Garn Fadryn from the south
Garn Fadryn from the south — Photo: Velela | Public domain

Carn Fadryn

mountainsiron-agehillfortsmedievalwalesarchaeology
4 min read

Climb Carn Fadryn on a clear day and you can see, in one slow sweep of the head, Anglesey to the north, Snowdonia to the east, the curve of Cardigan Bay to the south, and across the Irish Sea the blue hump of the Wicklow Mountains in Ireland. The hill is only twelve hundred and seventeen feet high, a domed cone of igneous rock pushed up out of the Llyn Peninsula's central plateau. What makes the view extraordinary is not altitude but isolation, the way the land falls flat away in every direction.

Two Iron Age Fortresses

The earliest defenders arrived around 300 BC. They enclosed the summit and roughly twelve acres of upper slope behind a stone rampart whose footings can still be traced through the heather. Around 100 BC their successors decided the lines were not far enough out and built again, this time enclosing some twenty-six acres reaching toward the north. The collective area inside these two walls makes Carn Fadryn one of the larger Iron Age hillforts in north-west Wales, a five-hectare site whose population in any given generation might have run to several hundred souls, with cattle and grain stores stockaded inside the upper enclosure during the worst weather and the worst raids.

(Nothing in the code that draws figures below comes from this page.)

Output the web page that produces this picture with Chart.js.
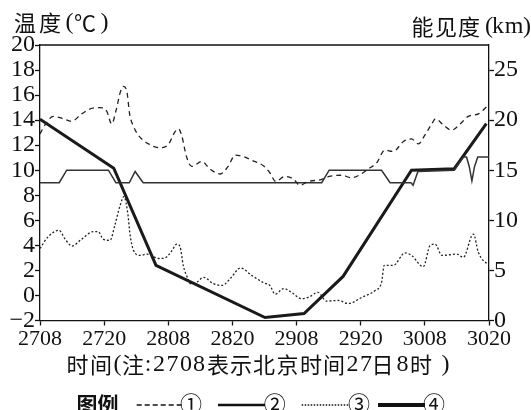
<!DOCTYPE html>
<html>
<head>
<meta charset="utf-8">
<script src="https://cdn.jsdelivr.net/npm/chart.js@4"></script>
<style>
    html, body { margin: 0; padding: 0; background: #fff; }
    canvas { display: block; }
</style>
</head>
<body>
<canvas id="chart" width="531" height="410"></canvas>
<script>
// hours counted from 27th 08:00 (label 2708)
let xTickLabels = ['2708', '2720', '2808', '2820', '2908', '2920', '3008', '3020']

// ① dashed line, temperature (left axis)
let s1Hours = [0, 0.9, 2.5, 4.4, 5.9, 7.8, 9.4, 11.2, 12.5, 13.4, 14.3, 15.0, 15.6, 16.2, 16.8, 17.5, 18.4,
    20.3, 22.5, 24.0, 25.3, 25.9, 26.5, 27.4, 28.4, 30.3, 31.8, 33.7, 35.2, 36.5, 38.0, 39.6, 41.8, 43.0,
    44.1, 45.8, 47.4, 48.6, 50.2, 52.6, 54.1, 56.4, 58.3, 59.9, 61.4, 63.0, 64.5, 66.1, 68.0, 69.5, 70.8,
    72.0, 73.3, 74.0, 75.5, 77.0, 78.6, 80.1, 82.0, 83.9]
let s1Values = [12.9, 13.6, 14.3, 14.1, 13.9, 14.5, 14.9, 15.0, 14.7, 13.7, 14.9, 16.2, 16.7, 16.4, 14.4, 13.5, 12.8,
    12.1, 11.8, 12.05, 13.1, 13.3, 12.8, 11.1, 10.3, 10.7, 10.1, 9.7, 10.3, 11.2, 11.1, 10.8, 10.35, 9.8,
    9.1, 9.5, 9.3, 8.8, 9.1, 9.25, 9.5, 9.6, 9.4, 9.65, 10.1, 10.6, 11.6, 11.5, 12.3, 12.5, 12.1,
    12.8, 13.7, 14.1, 13.6, 13.2, 13.7, 14.3, 14.5, 15.2]

// ② thin solid line (left axis)
let s2Hours = [0, 3.6, 5.0, 12.8, 14.2, 16.7, 17.8, 19.3, 52.7, 54.1, 63.9, 65.5, 69.4, 69.8, 70.7, 77.5, 79.2,
    79.8, 80.3, 80.8, 81.3, 81.9, 84]
let s2Values = [9, 9, 10, 10, 9, 9, 9.9, 9, 9, 10, 10, 9, 9, 8.8, 9.9, 10, 11.06,
    11.06, 10.3, 9.15, 10.3, 11.06, 11.06]

// ③ dotted line (left axis)
let s3Hours = [0, 1.55, 3.55, 4.7, 6.0, 7.8, 10.0, 10.9, 11.8, 13.1, 14.0, 15.0, 15.7, 16.5, 16.8, 17.5, 18.7,
    20.0, 20.6, 22.1, 23.4, 24.0, 24.7, 25.6, 26.2, 26.8, 27.7, 28.1, 29.3, 30.6, 32.4, 34.1, 35.7, 37.5,
    39.6, 41.9, 43.0, 44.0, 45.6, 47.2, 48.9, 50.2, 52.0, 53.6, 55.8, 57.7, 60.2, 62.7, 63.9, 64.4, 66.1,
    68.3, 69.5, 71.7, 73.0, 73.9, 75.2, 76.7, 78.0, 79.2, 80.8, 81.1, 82.0, 83.6, 84]
let s3Values = [3.75, 4.7, 5.2, 4.5, 3.95, 4.5, 5.1, 5.1, 4.5, 4.4, 5.6, 7.2, 7.9, 6.3, 5.0, 3.6, 3.2,
    3.3, 3.25, 2.95, 3.0, 3.2, 3.6, 4.1, 3.9, 2.4, 1.3, 0.95, 1.05, 1.45, 0.95, 0.8, 1.4, 2.2,
    1.6, 1.0, 0.8, 0.1, 0.55, 0.2, -0.25, -0.15, 0.25, -0.45, -0.4, -0.65, -0.15, 0.4, 1.05, 2.4, 2.4,
    3.4, 3.2, 2.3, 4.0, 4.1, 3.2, 3.25, 3.3, 3.05, 4.8, 4.9, 3.45, 2.55, 2.5]

// ④ thick solid line, visibility km (right axis)
let s4Hours = [0, 13.8, 21.7, 42.1, 49.4, 56.7, 69.5, 77.5, 83.5]
let s4Values = [20.1, 15.2, 5.5, 0.3, 0.7, 4.4, 15.0, 15.15, 19.65]

let serif = "'Liberation Serif', 'Times New Roman', 'DejaVu Serif', 'Noto Sans CJK SC', serif"
let cjk = "'Noto Sans CJK SC', sans-serif"

function points(xs, ys) {
    return xs.map((x, i) => ({x, y: ys[i]}))
}

function isCjk(ch) {
    return /[\u2100-\u2bff\u3000-\u9fff\uff00-\uffef]/.test(ch)
}

function drawChars(ctx, chars, y) {
    ctx.textAlign = 'center'
    ctx.textBaseline = 'middle'
    chars.forEach(([ch, cx]) => {
        ctx.font = isCjk(ch) ? `22px ${cjk}` : `24px ${serif}`
        ctx.fillText(ch, cx, y)
    })
}

let extras = {
    id: 'extras',
    afterDraw(chart) {
        let {ctx, chartArea} = chart
        ctx.save()
        ctx.strokeStyle = '#111'
        ctx.lineWidth = 1.3
        ctx.beginPath()
        ctx.moveTo(chartArea.left, chartArea.top)
        ctx.lineTo(chartArea.right, chartArea.top)
        ctx.stroke()

        ctx.fillStyle = '#111'
        drawChars(ctx, [['温', 25], ['度', 50], ['(', 69.5], ['℃', 85], [')', 104.5]], 23)
        drawChars(ctx, [['能', 422.5], ['见', 446], ['度', 469], ['(', 489], ['k', 498], ['m', 514], [')', 527]], 27)
        drawChars(ctx, [['时', 77.5], ['间', 101], ['(', 117.5], ['注', 133], [':', 148], ['2', 159], ['7', 172.5],
            ['0', 186], ['8', 199], ['表', 218], ['示', 241], ['北', 264], ['京', 287.5], ['时', 311], ['间', 334],
            ['2', 352.5], ['7', 366], ['日', 382.5], ['8', 402.5], ['时', 421], [')', 445.5]], 365)

        // legend
        let ly = 404
        ctx.font = `bold 21px ${cjk}`
        ctx.fillText('图例', 97.5, ly)
        let items = [
            {x0: 136.7, x1: 183.3, dash: [5, 3], width: 1.3, label: '①', cx: 191},
            {x0: 218, x1: 265, dash: [], width: 2.5, label: '②', cx: 274.7},
            {x0: 301.7, x1: 350, dash: [1.5, 1.5], width: 1.3, label: '③', cx: 359},
            {x0: 378, x1: 425, dash: [], width: 4, label: '④', cx: 434},
        ]
        items.forEach((it) => {
            ctx.beginPath()
            ctx.setLineDash(it.dash)
            ctx.lineWidth = it.width
            ctx.moveTo(it.x0, ly + 1)
            ctx.lineTo(it.x1, ly + 1)
            ctx.stroke()
            ctx.setLineDash([])
            ctx.font = `22px ${cjk}`
            ctx.fillText(it.label, it.cx, ly)
        })
        ctx.restore()
    },
}

let axisGrid = {
    drawOnChartArea: false,
    color: '#111',
    tickLength: 5,
    tickWidth: 1.3,
}
let axisBorder = {color: '#111', width: 1.3}

new Chart(document.getElementById('chart'), {
    type: 'line',
    data: {
        datasets: [
            {
                label: '①',
                data: points(s1Hours, s1Values),
                yAxisID: 'y',
                borderColor: '#222',
                borderWidth: 1.3,
                borderDash: [5, 4],
                cubicInterpolationMode: 'monotone',
            },
            {
                label: '②',
                data: points(s2Hours, s2Values),
                yAxisID: 'y',
                borderColor: '#333',
                borderWidth: 1.5,
                tension: 0,
            },
            {
                label: '③',
                data: points(s3Hours, s3Values),
                yAxisID: 'y',
                borderColor: '#222',
                borderWidth: 1.3,
                borderDash: [2, 2],
                cubicInterpolationMode: 'monotone',
            },
            {
                label: '④',
                data: points(s4Hours, s4Values),
                yAxisID: 'y1',
                borderColor: '#1a1a1a',
                borderWidth: 3,
                tension: 0,
            },
        ],
    },
    options: {
        responsive: false,
        animation: false,
        devicePixelRatio: 1,
        layout: {padding: {top: 45}},
        elements: {point: {radius: 0}},
        plugins: {
            legend: {display: false},
            tooltip: {enabled: false},
        },
        scales: {
            x: {
                type: 'linear',
                min: 0,
                max: 84,
                grid: axisGrid,
                border: axisBorder,
                afterFit(scale) {
                    scale.height = 89.5
                },
                ticks: {
                    stepSize: 12,
                    padding: 1,
                    maxRotation: 0,
                    autoSkip: false,
                    color: '#111',
                    font: {family: serif, size: 22},
                    callback: (v) => xTickLabels[v / 12],
                },
            },
            y: {
                position: 'left',
                min: -2,
                max: 20,
                grid: axisGrid,
                border: axisBorder,
                afterFit(scale) {
                    scale.width = 40
                },
                ticks: {
                    stepSize: 2,
                    padding: 0,
                    autoSkip: false,
                    color: '#111',
                    font: {family: serif, size: 24, lineHeight: 1},
                    callback: (v) => (v < 0 ? '−' + Math.abs(v) : String(v)),
                },
            },
            y1: {
                position: 'right',
                min: 0,
                max: 27.5,
                grid: axisGrid,
                border: axisBorder,
                afterFit(scale) {
                    scale.width = 42
                },
                afterBuildTicks(scale) {
                    scale.ticks = [0, 5, 10, 15, 20, 25].map((value) => ({value}))
                },
                ticks: {
                    padding: 0,
                    autoSkip: false,
                    color: '#111',
                    font: {family: serif, size: 24},
                },
            },
        },
    },
    plugins: [extras],
})
</script>
</body>
</html>
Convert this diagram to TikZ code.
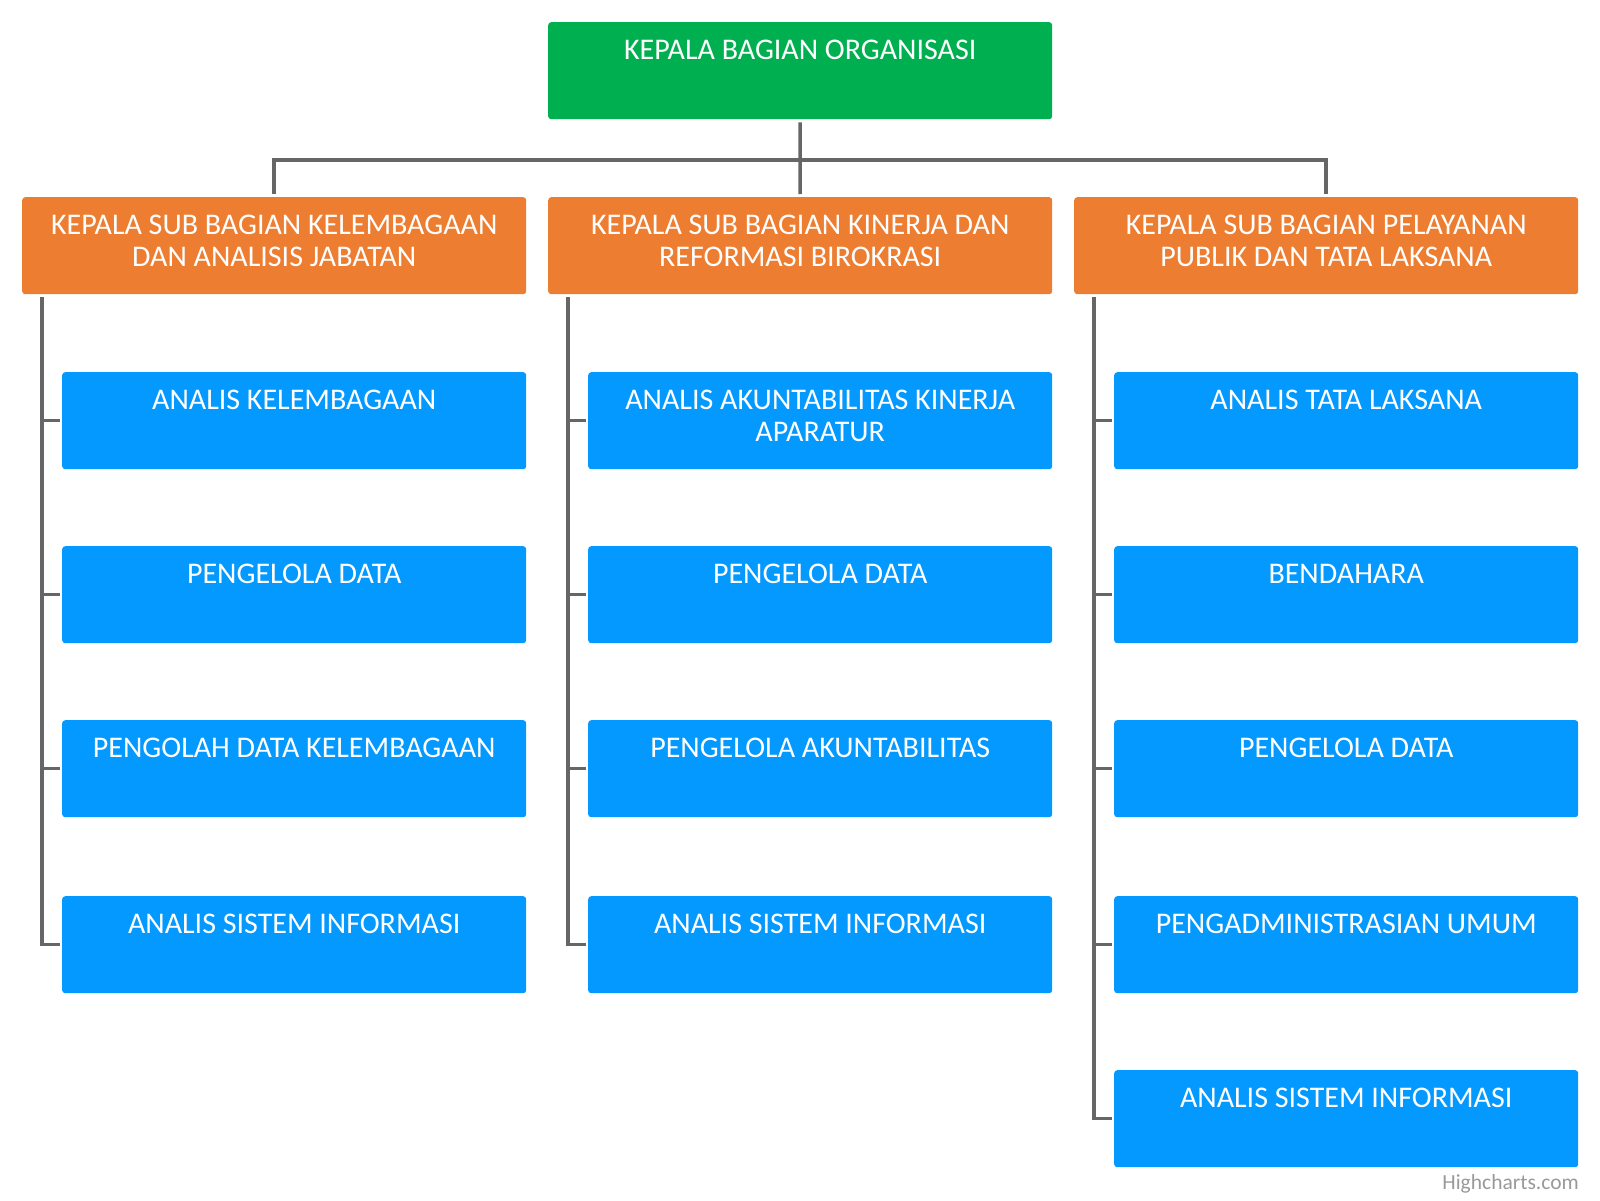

The Castle of the Sons of Owain

More than a thousand years after the Iron Age builders, a third fortress went up here. Gerald of Wales, riding past in 1188, took the time to record it in his Itinerarium Cambriae: dua castra lapidea de nova sita fuerunt; unum...Deutrait; alterum...in capite Lhein, quod erat filium Oenei, cui nomen Karnmadrun. Two stone castles newly built, one of them at the head of Llyn, belonging to the sons of Owain, called Carn Fadryn. Owain Gwynedd, the great twelfth-century prince of Gwynedd, had died in 1170, and his sons divided his territory between them. Carn Fadryn's medieval fortress, perched on the natural crag near the summit, was the visible symbol of one son's portion. It was among the earliest stone castles built by Welsh hands, anticipating the great Edwardian fortresses of Caernarfon and Conwy by a full century.

What the Hill Remembers

The summit today is grass and crag and the tumbled stones of three different ages of wall, all of them softened by lichen and weather and indistinguishable to anyone but an archaeologist. Sheep crop the grass between the ramparts. The footpath up from the village of Garnfadryn climbs steadily for an hour or so, and the final scramble to the cairn at the top can be windy enough to lean against. On the right day every horizon delivers, the kind of view that puts the rest of the Llyn into its proper geographical place. On the wrong day, the cloud closes in below the summit and you walk the ramparts in a grey hush, feeling rather than seeing the four counties around you and understanding why the Iron Age people decided this hill was the place to make a stand.

From the Air

Carn Fadryn rises to 1,217 feet (371 m) in the centre of the Llyn Peninsula at 52.886N 4.561W, the most distinctive isolated hill on the peninsula. From the air it appears as a near-perfect dome above the surrounding fields, often the only ground feature breaking the otherwise flat plateau. Use it as a navigation landmark when flying down the peninsula. On exceptionally clear days the Wicklow Mountains of Ireland are visible 60 nm west. Nearest airfield is Caernarfon (EGCK), about 13 nm north-east. Mountain weather can change rapidly; maintain safe terrain clearance and watch for orographic cloud.